With the commercialisation of personal data, antitrust authorities in the EU and the US have started to recognise privacy as a non-price competition parameter. Despite the recognition, there is little general theoretical literature on this subject. The thesis seeks to fill in this gap by outlining different theories of harm for incorporating privacy as a non-price element into merger assessment and discussing various anticompetitive practices affecting privacy.
Privacy cartels: At the center of competition rules is the prohibition of cartels—rival companies are forbidden from agreeing on the price they charge their customers. But price as a parameter of competition is largely absent in relation to many digital services, where users often “pay” by handing over their personal data. The question is whether users' privacy could become the new arena for cartel agreements. The answer is yes, it could and it has. The agreement between Google and Eye, company that owns the anti-tracking and ad-blocking software Adblock Plus, is a good example. Google paid Eyeo millions in return for Eyeo agreeing to restrict its ad-blocking activity and scale down its investment in the market. This was found to be anticompetitive by the German and the Austrian Competition Authorities.
Platform bans of privacy-enhancing services: Is it a breach of competition law if Google removes privacy-enhancing apps such as Adblock Plus from its Google Play app store?
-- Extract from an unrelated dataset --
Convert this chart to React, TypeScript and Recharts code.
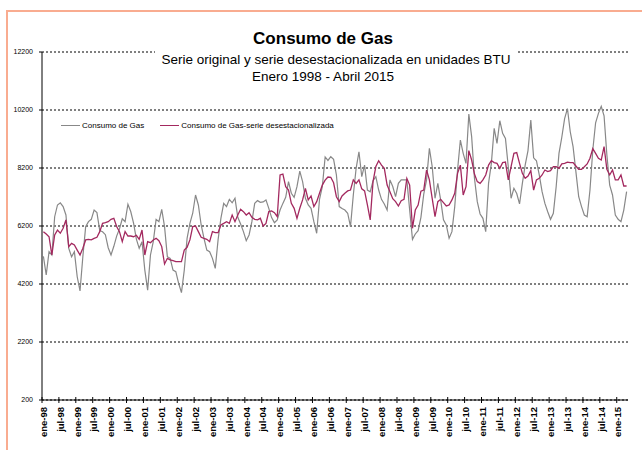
import { CartesianGrid, Line, LineChart, XAxis, YAxis } from "recharts";

const mesesAbrev = ["ene", "feb", "mar", "abr", "may", "jun", "jul", "ago", "sep", "oct", "nov", "dic"];
const anios = ["98", "99", "00", "01", "02", "03", "04", "05", "06", "07", "08", "09", "10", "11", "12", "13", "14", "15"];
const yTicks = [200, 2200, 4200, 6200, 8200, 10200, 12200];

// serie original, ene-98 .. abr-15
const consumoGas = [
  5150, 4510, 5315, 5200, 6520, 6925, 7000, 6870, 6580, 5430, 5140, 5315,
  4450, 3960, 5140, 6180, 6350, 6430, 6750, 6660, 6040, 6000, 5900, 5450,
  5200, 5500, 5850, 6100, 6450, 6350, 6950, 6700, 6300, 5750, 5430, 5660,
  4680, 3990, 5200, 5660, 6430, 6350, 6775, 6180, 5140, 5085, 4680, 4625,
  4225, 3900, 4680, 5775, 6290, 6640, 7270, 6925, 6235, 5775, 5370, 5315,
  5085, 4740, 5720, 6465, 6980, 6870, 7120, 7000, 7155, 6500, 6270, 6005,
  5695, 5890, 6350, 6980, 7075, 7015, 7030, 7100, 6810, 6490, 6315, 6410,
  6750, 6980, 7190, 7730, 7330, 7190, 7555, 8095, 7730, 7155, 6925, 6810,
  6350, 5950, 7120, 7555, 8580, 8460, 8590, 8500, 7960, 6870, 6800, 6750,
  6640, 6180, 7270, 8190, 8760, 7900, 8300, 7440, 7380, 7760, 7900, 7440,
  7120, 6960, 6750, 7790, 7560, 7210, 7670, 7790, 7790, 7790, 6750, 5740,
  5925, 6040, 6500, 7300, 7790, 8880, 8250, 7155, 7670, 7100, 6410, 6235,
  5775, 6005, 6870, 8130, 9165, 8705, 8360, 10060, 9280, 7845, 7040, 6615,
  6465, 6005, 7670, 8360, 9570, 9050, 9830, 9395, 9220, 8245, 7155, 7500,
  7320, 6960, 7670, 8300, 8800, 9850, 8550, 8450, 7960, 7385, 6980, 6690,
  6430, 6640, 7555, 8705, 9260, 9900, 10250, 9450, 8935, 8075, 7210, 6870,
  6580, 6520, 7440, 8820, 9760, 10085, 10330, 10000, 8650, 7610, 7270, 6580,
  6430, 6350, 6750, 7385,
];

// serie desestacionalizada
const consumoDesest = [
  6005, 5925, 5830, 5200, 5890, 6060, 5950, 6120, 6410, 5490, 5600, 5545,
  5370, 5200, 5430, 5720, 5740, 5720, 5775, 5810, 6005, 6290, 6315, 6350,
  6430, 6465, 6180, 6005, 5660, 6005, 5855, 5855, 5830, 5880, 5740, 6060,
  5200, 5660, 5625, 5720, 5775, 5695, 5490, 4890, 5085, 5030, 5005, 4970,
  4970, 4970, 5370, 5465, 5720, 6180, 6200, 6005, 5810, 5775, 5740, 5660,
  6005, 5970, 5970, 6235, 6290, 6350, 6290, 6580, 6350, 6580, 6775, 6695,
  6580, 6660, 6500, 6430, 6410, 6465, 6200, 6290, 6695, 6720, 6660, 6520,
  7960, 7990, 7555, 7440, 6980, 6810, 6465, 6810, 7100, 7500, 7100, 7235,
  6870, 7040, 7330, 7610, 7780, 7890, 7880, 7690, 7210, 7040, 7235, 7330,
  7410, 7440, 7790, 7670, 7790, 7480, 7410, 6925, 6410, 7730, 8250, 8450,
  8300, 8190, 7610, 7380, 7140, 7040, 6890, 7075, 7120, 7840, 7610, 6120,
  6750, 6920, 7400, 7440, 8130, 7790, 7155, 6520, 7040, 7120, 7005, 6890,
  6925, 7100, 7330, 8015, 8300, 7270, 7555, 8800, 8475, 7990, 7730, 7670,
  7790, 7960, 8300, 8450, 8385, 8360, 8190, 8385, 8405, 7790, 8245, 8705,
  8730, 8360, 8015, 7845, 7925, 8110, 7440, 7790, 7845, 7960, 8130, 8075,
  8110, 8245, 8245, 8190, 8340, 8360, 8405, 8385, 8385, 8270, 8155, 8155,
  8245, 8340, 8535, 8870, 8705, 8535, 8475, 8935, 8155, 7960, 8130, 7790,
  7790, 7960, 7580, 7580,
];

const meses = anios.flatMap((a) => mesesAbrev.map((m) => `${m}-${a}`)).slice(0, consumoGas.length);
const data = meses.map((mes, i) => ({ mes, gas: consumoGas[i], desest: consumoDesest[i] }));

const FONT = "'Liberation Sans', Arial, sans-serif";
const GRAY = "#888888";
const PINK = "#a3295f";
const HALF_BAND = 1.4;

// tick mark sits on the band boundary (crossing the axis), label on the month
function MesTick(props: any) {
  const { x, y, payload } = props;
  const ly = y + 7;
  return (
    <g>
      <line x1={x - HALF_BAND} x2={x - HALF_BAND} y1={y - 3} y2={y + 3} stroke="#000" />
      <text
        x={x}
        y={ly}
        transform={`rotate(-90 ${x} ${ly})`}
        textAnchor="end"
        dy="0.35em"
        fontSize={9.5}
        fontWeight="bold"
        fill="#000"
        fontFamily={FONT}
      >
        {payload.value}
      </text>
    </g>
  );
}

export default function App() {
  return (
    <div style={{ position: "fixed", left: 0, top: 0, width: 642, height: 450, background: "#fff", overflow: "hidden", fontFamily: FONT }}>
      <LineChart width={642} height={450} data={data} margin={{ top: 52, right: 14, left: 0, bottom: 0 }}>
        <CartesianGrid vertical={false} stroke="#000" strokeDasharray="2 2" />
        <XAxis
          dataKey="mes"
          interval={5}
          height={50}
          tickSize={0}
          tickMargin={0}
          tickLine={false}
          padding={{ left: HALF_BAND, right: HALF_BAND }}
          axisLine={{ stroke: "#000" }}
          tick={<MesTick />}
        />
        <YAxis
          domain={[200, 12200]}
          ticks={yTicks}
          interval={0}
          width={42}
          tickSize={3}
          tickMargin={6}
          axisLine={{ stroke: "#000" }}
          tickLine={{ stroke: "#000" }}
          tick={{ fontSize: 7, fill: "#000", fontFamily: FONT }}
        />
        <YAxis yAxisId="r" orientation="right" domain={[200, 12200]} width={0} tick={false} tickLine={false} axisLine={{ stroke: "#999" }} />
        <Line type="linear" dataKey="gas" stroke={GRAY} strokeWidth={1.2} dot={false} isAnimationActive={false} />
        <Line type="linear" dataKey="desest" stroke={PINK} strokeWidth={1.3} dot={false} isAnimationActive={false} />
      </LineChart>

      <div
        style={{
          position: "absolute",
          left: 6,
          top: 10,
          width: 660,
          height: 460,
          borderTop: "2px solid #f9ac90",
          borderLeft: "2px solid #f9ac90",
          zIndex: 2,
        }}
      />

      <div style={{ position: "absolute", zIndex: 3, left: 0, width: 646, top: 30, textAlign: "center", fontSize: 17, lineHeight: "17px", fontWeight: "bold", color: "#000" }}>
        Consumo de Gas
      </div>
      <div style={{ position: "absolute", zIndex: 3, left: 155, top: 49, width: 362, height: 36, background: "#fff" }} />
      <div style={{ position: "absolute", zIndex: 4, left: 0, width: 672, top: 52.5, textAlign: "center", fontSize: 13.5, lineHeight: "13.5px", color: "#000" }}>
        Serie original y serie desestacionalizada en unidades BTU
      </div>
      <div style={{ position: "absolute", zIndex: 4, left: 0, width: 646, top: 69.5, textAlign: "center", fontSize: 13.5, lineHeight: "13.5px", color: "#000" }}>
        Enero 1998 - Abril 2015
      </div>

      <div style={{ position: "absolute", zIndex: 3, left: 61, top: 120.5, display: "flex", alignItems: "center", fontSize: 8, lineHeight: "9px", color: "#000" }}>
        <span style={{ width: 19, height: 0, borderTop: `1.3px solid ${GRAY}`, marginRight: 2 }} />
        <span style={{ marginRight: 16 }}>Consumo de Gas</span>
        <span style={{ width: 19, height: 0, borderTop: `1.3px solid ${PINK}`, marginRight: 2 }} />
        <span>Consumo de Gas-serie desestacionalizada</span>
      </div>
    </div>
  );
}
Under EU competition law, this depends on whether Google Play is indispensable, i.e. the only alternative, for the app to reach consumers. Indeed Google Play is not the only gateway as users can download Adblock Plus directly from its website and install its browser extensions. The question is what happens if Google also controls the other alternatives and removes Adblock Plus’s browser extension from Chrome and its website from Google Search results—which Google actually did in 2012? Drawing lessons from emergent properties, the thesis advocates for a holistic analysis of an illegal refusal to deal under TFEU Article 102, taking into account the possibility that a dominant undertaking could hinder effective competition using multiple actions across different platforms and targeting several players.
Method and Lessons
The thesis draws on elements from systems theory, particularly the concept of emergent property to answer the research questions. Two lessons from emergent properties are worth highlighting: first, although the idea of ‘one thing at a time’ is a useful guiding principle in life, it may not be suitable in a world where the line between one thing and another is unclear. Importantly, law in general, but data privacy and competition law in particular, has to recognise the possibility that the sum of fully compliant behaviours may nonetheless create behaviour that is not compliant or not in the spirit of the law.